If you give him time to avoid you, he will avoid you. He may not be happy about it, he may burn rubber as he passes you or pass you at six inches or maybe even throw his drink at you, but he will NOT intentionally hit you -- that could get him in trouble, perhaps damage his car.

The only reason that he'd run you over is if you didn't give him time to avoid you, or he didn't see you (and really, a cyclist right in front of you is hard to miss.) Well, he could also be distracted or drunk.
Looked-but-failed-to-see errors by drivers are common and are the primary cause of collisions involving adult bicyclists.

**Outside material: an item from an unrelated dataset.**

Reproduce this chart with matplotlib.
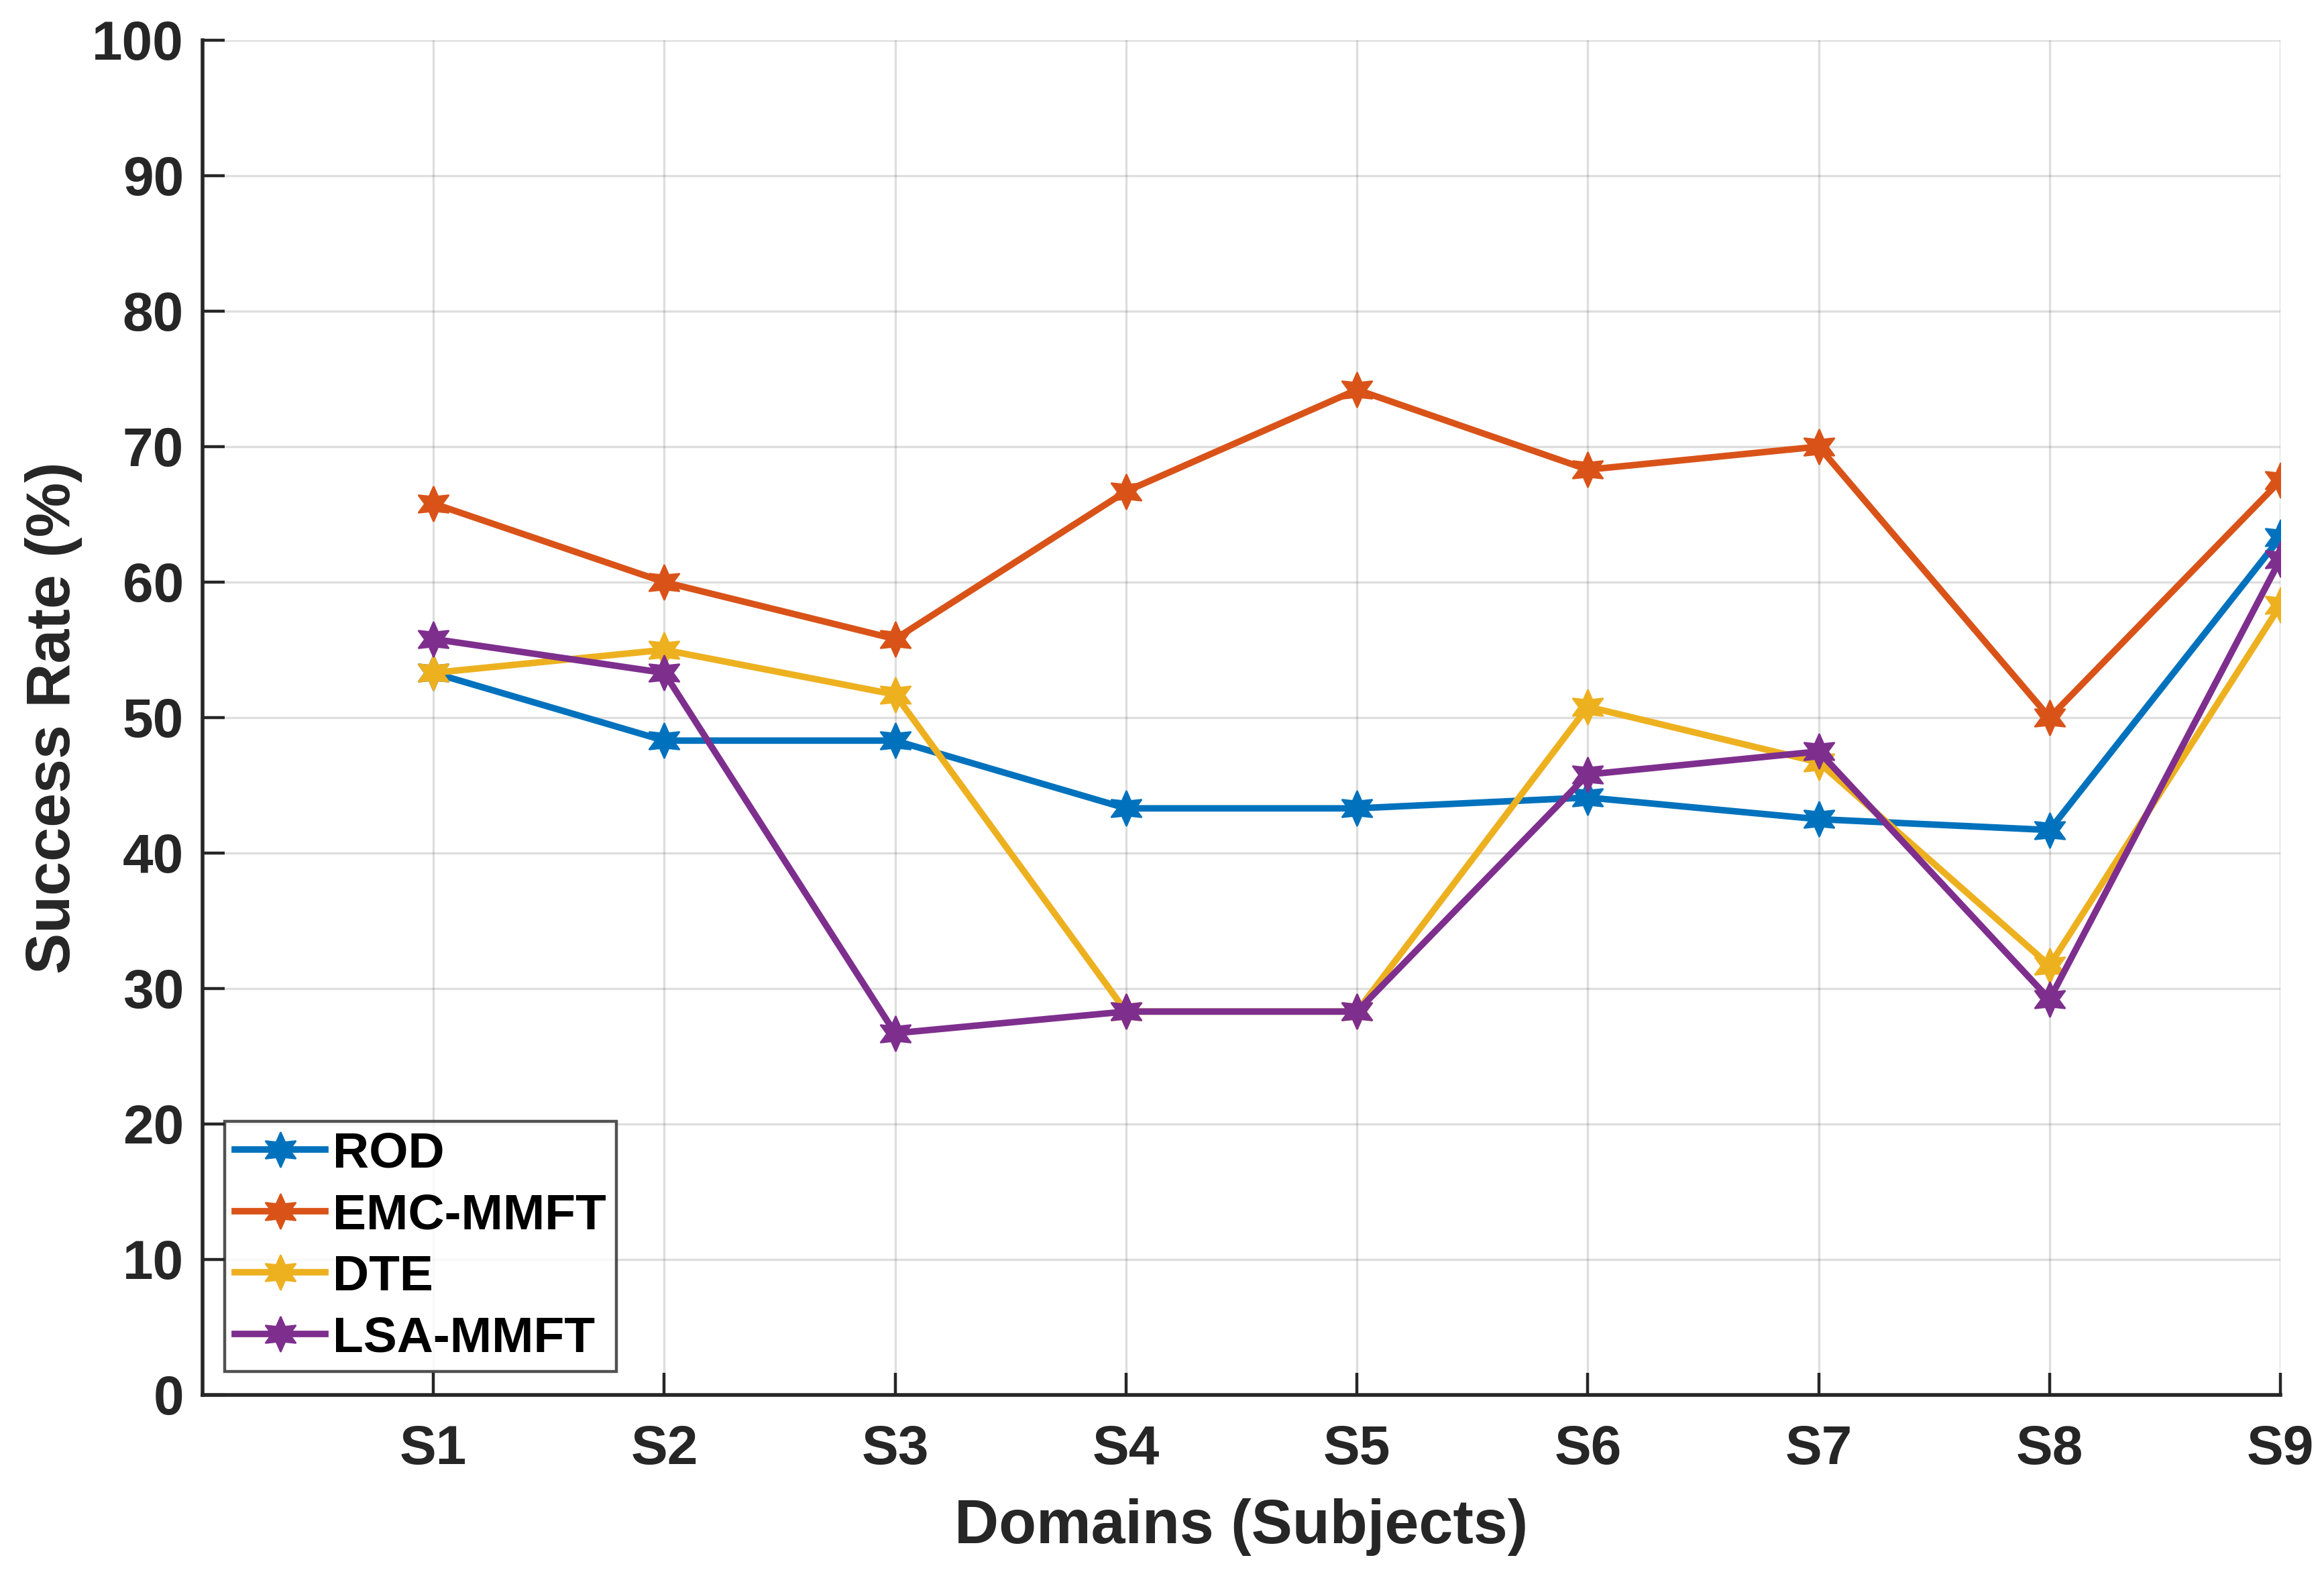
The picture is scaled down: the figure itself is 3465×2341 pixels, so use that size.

Thankfully noticing a bicyclist directly in front of you is a lot easier than registering one on an intersecting street or in the path of a left turn, so hits-from-behind by a motorist who didn't see the cyclist or didn't see them until it is too late are relatively rare compared to other types of collisions. But there are still plenty of them, and they are disproportionately deadly. About 25% of all bicyclist fatalities are caused by motorists who plow into a bicyclist from behind after failing to notice their existence at all (Cross/Fisher). And these types of collisions are far, far more common than wrecks caused by "dangerous passes," in which the motorist sees the cyclist but misjudges passing distance (Wessels). People on forums like this tend to have a hard tiime accepting that, but the data is overwhelming on this matter.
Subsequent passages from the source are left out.